▶ **Task brief**:
Without the pictures, output the lines of the material from the very first through the one that holds "const fonte = 'Liberation".

▶ **Data lines**:
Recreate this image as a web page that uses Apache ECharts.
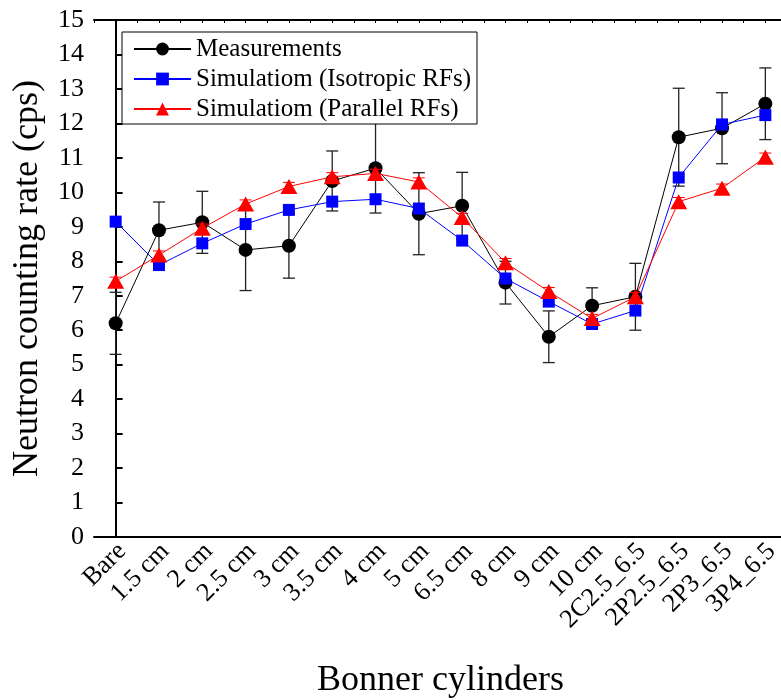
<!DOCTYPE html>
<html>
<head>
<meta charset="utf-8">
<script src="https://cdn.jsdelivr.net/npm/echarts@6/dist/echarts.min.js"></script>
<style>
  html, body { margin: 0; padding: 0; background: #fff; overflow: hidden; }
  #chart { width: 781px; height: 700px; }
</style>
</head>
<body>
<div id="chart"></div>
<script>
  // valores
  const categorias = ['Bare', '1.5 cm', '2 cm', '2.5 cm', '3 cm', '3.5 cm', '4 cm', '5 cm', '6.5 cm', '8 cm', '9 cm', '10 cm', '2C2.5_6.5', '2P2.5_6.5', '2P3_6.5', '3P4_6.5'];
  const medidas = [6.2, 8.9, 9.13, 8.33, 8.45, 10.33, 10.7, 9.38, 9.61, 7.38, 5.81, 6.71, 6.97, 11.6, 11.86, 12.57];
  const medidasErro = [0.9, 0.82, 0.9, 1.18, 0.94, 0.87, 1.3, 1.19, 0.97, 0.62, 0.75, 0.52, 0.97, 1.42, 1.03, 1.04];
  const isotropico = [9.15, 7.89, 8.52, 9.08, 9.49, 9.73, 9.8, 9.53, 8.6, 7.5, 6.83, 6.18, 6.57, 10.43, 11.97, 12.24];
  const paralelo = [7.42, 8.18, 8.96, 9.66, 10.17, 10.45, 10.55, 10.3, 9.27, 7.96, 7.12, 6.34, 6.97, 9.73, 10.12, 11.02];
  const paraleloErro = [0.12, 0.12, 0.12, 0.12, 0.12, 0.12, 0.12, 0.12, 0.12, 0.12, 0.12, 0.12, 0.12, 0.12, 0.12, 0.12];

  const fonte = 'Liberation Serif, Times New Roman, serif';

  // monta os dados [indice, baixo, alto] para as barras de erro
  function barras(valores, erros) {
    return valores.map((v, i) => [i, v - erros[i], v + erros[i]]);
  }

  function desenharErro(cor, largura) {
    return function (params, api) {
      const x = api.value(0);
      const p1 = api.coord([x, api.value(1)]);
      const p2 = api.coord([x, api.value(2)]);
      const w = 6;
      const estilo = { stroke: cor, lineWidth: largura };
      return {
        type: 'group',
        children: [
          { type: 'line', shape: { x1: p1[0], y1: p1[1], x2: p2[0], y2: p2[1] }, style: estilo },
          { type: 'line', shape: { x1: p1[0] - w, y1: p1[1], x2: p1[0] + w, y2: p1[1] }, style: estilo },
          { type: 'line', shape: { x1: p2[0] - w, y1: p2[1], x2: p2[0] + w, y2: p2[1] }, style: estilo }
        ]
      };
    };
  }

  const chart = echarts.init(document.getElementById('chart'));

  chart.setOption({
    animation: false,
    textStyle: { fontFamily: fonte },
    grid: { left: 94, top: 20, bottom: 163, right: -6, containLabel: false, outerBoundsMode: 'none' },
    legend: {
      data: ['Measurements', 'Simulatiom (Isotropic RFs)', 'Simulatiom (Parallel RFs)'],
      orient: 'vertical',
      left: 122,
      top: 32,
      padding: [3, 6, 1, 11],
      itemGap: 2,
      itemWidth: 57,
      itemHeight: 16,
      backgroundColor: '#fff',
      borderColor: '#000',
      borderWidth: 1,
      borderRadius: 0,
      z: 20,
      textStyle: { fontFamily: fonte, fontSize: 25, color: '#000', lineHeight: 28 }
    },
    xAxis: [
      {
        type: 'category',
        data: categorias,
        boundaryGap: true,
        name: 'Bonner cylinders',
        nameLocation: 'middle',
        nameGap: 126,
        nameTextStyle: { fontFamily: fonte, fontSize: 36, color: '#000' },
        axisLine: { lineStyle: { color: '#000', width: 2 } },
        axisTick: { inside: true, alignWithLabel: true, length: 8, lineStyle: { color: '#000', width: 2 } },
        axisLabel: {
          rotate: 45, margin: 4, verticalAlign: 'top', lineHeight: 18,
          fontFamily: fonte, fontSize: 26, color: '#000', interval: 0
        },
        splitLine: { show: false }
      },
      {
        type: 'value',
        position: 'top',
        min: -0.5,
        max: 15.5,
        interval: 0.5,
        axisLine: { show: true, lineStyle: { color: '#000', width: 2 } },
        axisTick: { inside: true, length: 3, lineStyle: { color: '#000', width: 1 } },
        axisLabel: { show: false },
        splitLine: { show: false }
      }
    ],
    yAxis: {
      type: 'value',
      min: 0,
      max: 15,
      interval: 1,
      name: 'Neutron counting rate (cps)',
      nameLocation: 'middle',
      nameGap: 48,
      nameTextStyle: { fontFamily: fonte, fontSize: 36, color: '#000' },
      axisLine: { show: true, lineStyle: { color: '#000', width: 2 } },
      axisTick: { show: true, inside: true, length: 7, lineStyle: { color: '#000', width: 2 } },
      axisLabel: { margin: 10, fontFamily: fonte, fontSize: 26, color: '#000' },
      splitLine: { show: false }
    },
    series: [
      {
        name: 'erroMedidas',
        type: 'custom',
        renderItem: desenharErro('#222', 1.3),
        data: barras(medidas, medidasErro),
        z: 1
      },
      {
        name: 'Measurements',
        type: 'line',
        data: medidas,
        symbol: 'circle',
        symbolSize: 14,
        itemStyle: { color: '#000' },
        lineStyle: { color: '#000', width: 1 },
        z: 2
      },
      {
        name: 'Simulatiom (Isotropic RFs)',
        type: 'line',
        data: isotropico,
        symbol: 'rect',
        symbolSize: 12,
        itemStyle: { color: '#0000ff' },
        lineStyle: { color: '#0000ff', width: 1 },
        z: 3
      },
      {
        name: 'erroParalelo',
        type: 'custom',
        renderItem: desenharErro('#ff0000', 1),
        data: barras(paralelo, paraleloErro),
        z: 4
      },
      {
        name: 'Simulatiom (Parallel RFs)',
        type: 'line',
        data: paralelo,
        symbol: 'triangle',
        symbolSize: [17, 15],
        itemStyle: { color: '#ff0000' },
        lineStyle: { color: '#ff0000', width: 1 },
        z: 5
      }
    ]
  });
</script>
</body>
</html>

▶ **Worked answer**:
Recreate this image as a web page that uses Apache ECharts.
<!DOCTYPE html>
<html>
<head>
<meta charset="utf-8">
<script src="https://cdn.jsdelivr.net/npm/echarts@6/dist/echarts.min.js"></script>
<style>
  html, body { margin: 0; padding: 0; background: #fff; overflow: hidden; }
  #chart { width: 781px; height: 700px; }
</style>
</head>
<body>
<div id="chart"></div>
<script>
  // valores
  const categorias = ['Bare', '1.5 cm', '2 cm', '2.5 cm', '3 cm', '3.5 cm', '4 cm', '5 cm', '6.5 cm', '8 cm', '9 cm', '10 cm', '2C2.5_6.5', '2P2.5_6.5', '2P3_6.5', '3P4_6.5'];
  const medidas = [6.2, 8.9, 9.13, 8.33, 8.45, 10.33, 10.7, 9.38, 9.61, 7.38, 5.81, 6.71, 6.97, 11.6, 11.86, 12.57];
  const medidasErro = [0.9, 0.82, 0.9, 1.18, 0.94, 0.87, 1.3, 1.19, 0.97, 0.62, 0.75, 0.52, 0.97, 1.42, 1.03, 1.04];
  const isotropico = [9.15, 7.89, 8.52, 9.08, 9.49, 9.73, 9.8, 9.53, 8.6, 7.5, 6.83, 6.18, 6.57, 10.43, 11.97, 12.24];
  const paralelo = [7.42, 8.18, 8.96, 9.66, 10.17, 10.45, 10.55, 10.3, 9.27, 7.96, 7.12, 6.34, 6.97, 9.73, 10.12, 11.02];
  const paraleloErro = [0.12, 0.12, 0.12, 0.12, 0.12, 0.12, 0.12, 0.12, 0.12, 0.12, 0.12, 0.12, 0.12, 0.12, 0.12, 0.12];

  const fonte = 'Liberation Serif, Times New Roman, serif';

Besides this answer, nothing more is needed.